-- Start Source excerpt --

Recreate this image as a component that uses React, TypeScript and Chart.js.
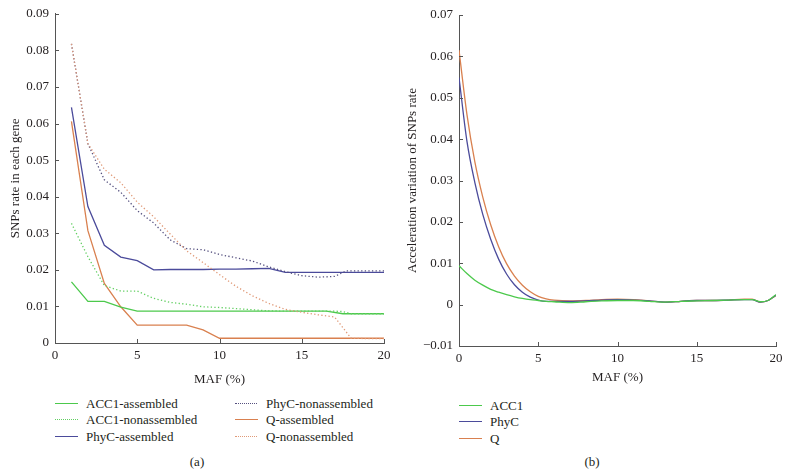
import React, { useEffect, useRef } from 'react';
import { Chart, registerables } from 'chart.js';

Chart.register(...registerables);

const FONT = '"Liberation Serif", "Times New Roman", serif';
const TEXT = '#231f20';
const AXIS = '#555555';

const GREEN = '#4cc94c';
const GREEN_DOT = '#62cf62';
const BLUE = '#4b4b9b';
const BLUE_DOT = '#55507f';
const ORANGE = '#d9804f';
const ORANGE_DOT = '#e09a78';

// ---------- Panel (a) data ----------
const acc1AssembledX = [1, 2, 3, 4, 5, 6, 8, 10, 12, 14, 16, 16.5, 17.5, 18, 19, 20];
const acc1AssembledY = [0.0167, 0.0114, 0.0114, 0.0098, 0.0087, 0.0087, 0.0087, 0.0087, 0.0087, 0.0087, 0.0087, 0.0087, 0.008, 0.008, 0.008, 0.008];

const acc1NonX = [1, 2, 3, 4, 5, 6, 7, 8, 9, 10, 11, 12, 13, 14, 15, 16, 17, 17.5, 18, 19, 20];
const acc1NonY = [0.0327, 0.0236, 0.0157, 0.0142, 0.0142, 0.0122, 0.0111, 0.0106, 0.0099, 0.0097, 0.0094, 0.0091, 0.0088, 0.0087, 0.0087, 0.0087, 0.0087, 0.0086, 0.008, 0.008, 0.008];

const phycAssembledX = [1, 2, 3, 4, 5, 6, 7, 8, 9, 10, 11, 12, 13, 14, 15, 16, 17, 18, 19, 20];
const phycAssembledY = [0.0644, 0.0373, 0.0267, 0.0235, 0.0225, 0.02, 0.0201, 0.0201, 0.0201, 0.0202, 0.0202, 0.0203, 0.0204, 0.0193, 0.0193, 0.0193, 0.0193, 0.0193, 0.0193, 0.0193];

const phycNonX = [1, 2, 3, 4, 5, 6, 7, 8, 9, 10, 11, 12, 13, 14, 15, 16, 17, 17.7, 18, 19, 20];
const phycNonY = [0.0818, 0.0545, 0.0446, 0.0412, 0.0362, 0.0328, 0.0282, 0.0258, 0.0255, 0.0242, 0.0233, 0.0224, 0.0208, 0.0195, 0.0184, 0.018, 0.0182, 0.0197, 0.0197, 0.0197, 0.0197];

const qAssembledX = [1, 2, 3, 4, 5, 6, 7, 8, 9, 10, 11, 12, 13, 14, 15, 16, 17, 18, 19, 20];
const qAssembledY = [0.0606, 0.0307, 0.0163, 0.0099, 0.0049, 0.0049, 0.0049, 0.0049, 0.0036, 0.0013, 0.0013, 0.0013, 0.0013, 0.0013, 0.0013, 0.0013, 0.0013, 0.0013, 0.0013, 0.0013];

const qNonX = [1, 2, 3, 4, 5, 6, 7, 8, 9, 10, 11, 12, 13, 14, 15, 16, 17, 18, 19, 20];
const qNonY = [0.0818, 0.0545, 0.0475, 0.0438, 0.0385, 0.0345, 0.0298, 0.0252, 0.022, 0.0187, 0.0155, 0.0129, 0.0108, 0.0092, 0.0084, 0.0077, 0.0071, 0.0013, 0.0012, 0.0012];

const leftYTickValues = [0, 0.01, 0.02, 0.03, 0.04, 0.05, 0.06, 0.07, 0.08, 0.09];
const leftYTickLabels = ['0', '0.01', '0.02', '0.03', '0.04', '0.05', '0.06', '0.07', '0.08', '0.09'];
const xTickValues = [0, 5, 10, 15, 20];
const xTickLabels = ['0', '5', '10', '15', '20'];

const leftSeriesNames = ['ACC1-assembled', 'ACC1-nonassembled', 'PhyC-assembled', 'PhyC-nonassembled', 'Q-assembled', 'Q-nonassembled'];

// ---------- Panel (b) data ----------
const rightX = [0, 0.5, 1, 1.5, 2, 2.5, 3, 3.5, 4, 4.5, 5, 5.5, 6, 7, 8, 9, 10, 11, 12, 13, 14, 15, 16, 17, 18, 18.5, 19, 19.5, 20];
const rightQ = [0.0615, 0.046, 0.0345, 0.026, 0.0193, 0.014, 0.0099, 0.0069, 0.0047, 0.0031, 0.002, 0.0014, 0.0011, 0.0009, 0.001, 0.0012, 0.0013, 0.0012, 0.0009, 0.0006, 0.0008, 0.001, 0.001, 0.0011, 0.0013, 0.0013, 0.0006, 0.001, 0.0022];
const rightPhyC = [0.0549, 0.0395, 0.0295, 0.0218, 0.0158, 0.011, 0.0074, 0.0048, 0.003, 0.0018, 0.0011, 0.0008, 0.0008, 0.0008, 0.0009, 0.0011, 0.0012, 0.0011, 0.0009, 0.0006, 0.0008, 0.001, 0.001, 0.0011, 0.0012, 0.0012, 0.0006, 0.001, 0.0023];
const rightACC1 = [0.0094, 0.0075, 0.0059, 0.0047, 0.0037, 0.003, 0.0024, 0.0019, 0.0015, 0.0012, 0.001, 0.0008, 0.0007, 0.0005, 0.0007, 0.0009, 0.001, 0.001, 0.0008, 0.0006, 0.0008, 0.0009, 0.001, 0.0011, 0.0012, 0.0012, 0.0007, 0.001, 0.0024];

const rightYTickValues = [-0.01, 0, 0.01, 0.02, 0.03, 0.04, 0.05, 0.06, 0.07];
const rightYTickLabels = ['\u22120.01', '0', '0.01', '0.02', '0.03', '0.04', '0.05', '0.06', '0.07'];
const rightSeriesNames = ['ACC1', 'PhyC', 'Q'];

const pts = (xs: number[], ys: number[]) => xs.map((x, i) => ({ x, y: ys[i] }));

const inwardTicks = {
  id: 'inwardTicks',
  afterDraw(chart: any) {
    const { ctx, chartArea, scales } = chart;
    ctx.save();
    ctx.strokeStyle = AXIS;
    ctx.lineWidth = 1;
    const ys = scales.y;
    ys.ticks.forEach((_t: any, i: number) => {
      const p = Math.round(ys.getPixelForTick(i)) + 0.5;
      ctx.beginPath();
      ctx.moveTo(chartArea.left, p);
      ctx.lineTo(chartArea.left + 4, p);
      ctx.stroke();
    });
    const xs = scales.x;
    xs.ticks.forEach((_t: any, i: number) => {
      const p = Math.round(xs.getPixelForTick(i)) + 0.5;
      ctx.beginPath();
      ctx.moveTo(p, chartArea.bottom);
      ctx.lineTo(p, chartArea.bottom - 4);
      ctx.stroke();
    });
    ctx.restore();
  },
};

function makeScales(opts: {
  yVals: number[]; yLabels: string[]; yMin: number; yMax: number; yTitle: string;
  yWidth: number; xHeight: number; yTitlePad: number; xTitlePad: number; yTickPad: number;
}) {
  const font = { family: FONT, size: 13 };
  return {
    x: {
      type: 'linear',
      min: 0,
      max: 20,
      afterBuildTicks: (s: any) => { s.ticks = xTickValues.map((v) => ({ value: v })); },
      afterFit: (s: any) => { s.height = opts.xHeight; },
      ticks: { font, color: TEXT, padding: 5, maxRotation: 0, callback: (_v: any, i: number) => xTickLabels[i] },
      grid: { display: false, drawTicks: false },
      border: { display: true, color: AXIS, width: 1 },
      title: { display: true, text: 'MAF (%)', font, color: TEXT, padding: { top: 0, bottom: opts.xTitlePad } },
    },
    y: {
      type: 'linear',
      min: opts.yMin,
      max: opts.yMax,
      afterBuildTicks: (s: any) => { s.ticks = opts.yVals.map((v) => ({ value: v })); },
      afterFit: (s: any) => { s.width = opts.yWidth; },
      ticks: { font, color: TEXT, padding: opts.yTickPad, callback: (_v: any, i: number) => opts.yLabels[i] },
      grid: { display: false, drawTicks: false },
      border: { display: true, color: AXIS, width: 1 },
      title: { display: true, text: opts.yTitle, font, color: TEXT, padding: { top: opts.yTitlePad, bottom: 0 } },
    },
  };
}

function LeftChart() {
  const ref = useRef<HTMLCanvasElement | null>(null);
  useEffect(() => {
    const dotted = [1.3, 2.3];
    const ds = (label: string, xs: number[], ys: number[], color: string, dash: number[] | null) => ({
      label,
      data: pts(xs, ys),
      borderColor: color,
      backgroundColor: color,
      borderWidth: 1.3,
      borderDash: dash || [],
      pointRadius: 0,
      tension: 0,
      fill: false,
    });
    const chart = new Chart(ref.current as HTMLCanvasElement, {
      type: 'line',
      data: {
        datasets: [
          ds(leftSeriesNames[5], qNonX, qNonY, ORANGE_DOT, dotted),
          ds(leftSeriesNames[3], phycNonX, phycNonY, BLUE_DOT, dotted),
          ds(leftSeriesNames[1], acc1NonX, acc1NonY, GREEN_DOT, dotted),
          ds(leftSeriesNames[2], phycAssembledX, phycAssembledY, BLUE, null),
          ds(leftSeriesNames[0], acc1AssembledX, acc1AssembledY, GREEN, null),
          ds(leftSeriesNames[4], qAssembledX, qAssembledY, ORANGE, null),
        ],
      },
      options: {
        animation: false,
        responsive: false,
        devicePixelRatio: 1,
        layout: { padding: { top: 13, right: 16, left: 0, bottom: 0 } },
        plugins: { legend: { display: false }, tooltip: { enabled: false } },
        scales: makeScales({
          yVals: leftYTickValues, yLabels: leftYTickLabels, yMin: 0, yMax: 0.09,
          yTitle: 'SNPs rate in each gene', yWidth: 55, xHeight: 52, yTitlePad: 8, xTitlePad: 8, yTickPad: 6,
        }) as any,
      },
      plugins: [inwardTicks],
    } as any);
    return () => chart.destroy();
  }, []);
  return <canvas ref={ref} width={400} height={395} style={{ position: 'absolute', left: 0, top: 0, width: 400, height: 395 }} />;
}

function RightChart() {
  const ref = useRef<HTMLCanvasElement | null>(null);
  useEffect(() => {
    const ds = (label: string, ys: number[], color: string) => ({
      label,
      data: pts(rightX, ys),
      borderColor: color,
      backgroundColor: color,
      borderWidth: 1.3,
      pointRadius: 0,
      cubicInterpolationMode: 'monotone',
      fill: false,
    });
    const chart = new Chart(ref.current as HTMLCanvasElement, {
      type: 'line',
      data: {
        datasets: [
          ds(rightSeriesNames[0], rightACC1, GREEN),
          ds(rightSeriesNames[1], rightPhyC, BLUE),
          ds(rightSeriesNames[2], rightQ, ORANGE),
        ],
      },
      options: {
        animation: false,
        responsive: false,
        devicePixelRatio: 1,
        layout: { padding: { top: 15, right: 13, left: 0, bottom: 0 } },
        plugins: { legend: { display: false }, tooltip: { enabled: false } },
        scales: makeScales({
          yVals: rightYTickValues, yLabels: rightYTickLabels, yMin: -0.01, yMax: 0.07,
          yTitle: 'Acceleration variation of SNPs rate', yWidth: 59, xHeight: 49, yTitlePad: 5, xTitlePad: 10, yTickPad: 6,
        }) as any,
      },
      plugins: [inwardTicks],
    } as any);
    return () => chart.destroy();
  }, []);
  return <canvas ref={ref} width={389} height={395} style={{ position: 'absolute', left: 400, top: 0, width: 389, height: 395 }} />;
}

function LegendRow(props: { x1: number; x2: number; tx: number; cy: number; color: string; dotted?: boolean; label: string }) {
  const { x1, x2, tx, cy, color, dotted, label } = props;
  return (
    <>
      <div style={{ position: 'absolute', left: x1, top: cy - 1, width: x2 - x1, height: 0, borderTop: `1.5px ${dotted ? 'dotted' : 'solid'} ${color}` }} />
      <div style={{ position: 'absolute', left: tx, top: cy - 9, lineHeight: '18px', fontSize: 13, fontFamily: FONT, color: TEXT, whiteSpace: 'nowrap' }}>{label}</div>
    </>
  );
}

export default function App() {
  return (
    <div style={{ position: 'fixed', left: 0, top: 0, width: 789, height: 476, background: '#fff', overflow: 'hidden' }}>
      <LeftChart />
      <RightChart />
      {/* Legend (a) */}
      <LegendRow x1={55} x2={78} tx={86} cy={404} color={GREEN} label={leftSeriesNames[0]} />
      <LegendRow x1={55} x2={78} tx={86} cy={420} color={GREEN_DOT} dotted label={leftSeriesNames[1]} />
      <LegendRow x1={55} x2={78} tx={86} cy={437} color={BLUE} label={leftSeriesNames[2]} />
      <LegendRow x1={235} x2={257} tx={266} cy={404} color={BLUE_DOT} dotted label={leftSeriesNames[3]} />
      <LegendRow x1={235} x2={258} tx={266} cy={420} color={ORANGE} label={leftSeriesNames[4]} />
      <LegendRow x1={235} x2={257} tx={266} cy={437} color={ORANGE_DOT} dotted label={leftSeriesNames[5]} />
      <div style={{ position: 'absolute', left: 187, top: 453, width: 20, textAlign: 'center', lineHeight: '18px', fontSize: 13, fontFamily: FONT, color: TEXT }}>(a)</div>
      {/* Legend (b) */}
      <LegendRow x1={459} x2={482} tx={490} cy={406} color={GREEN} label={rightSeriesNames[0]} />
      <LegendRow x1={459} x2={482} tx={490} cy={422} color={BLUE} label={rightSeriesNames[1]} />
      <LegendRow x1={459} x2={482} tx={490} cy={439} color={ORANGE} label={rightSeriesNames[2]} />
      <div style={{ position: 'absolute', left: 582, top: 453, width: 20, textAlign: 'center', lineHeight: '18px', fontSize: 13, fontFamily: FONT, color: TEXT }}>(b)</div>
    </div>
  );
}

-- End Source excerpt --

* [Short task]
Please repeat exactly the data above from its first line to the line that contains "const AXIS = '#555555';", inclusive, and leave every picture out.

* [Response]
Recreate this image as a component that uses React, TypeScript and Chart.js.
import React, { useEffect, useRef } from 'react';
import { Chart, registerables } from 'chart.js';

Chart.register(...registerables);

const FONT = '"Liberation Serif", "Times New Roman", serif';
const TEXT = '#231f20';
const AXIS = '#555555';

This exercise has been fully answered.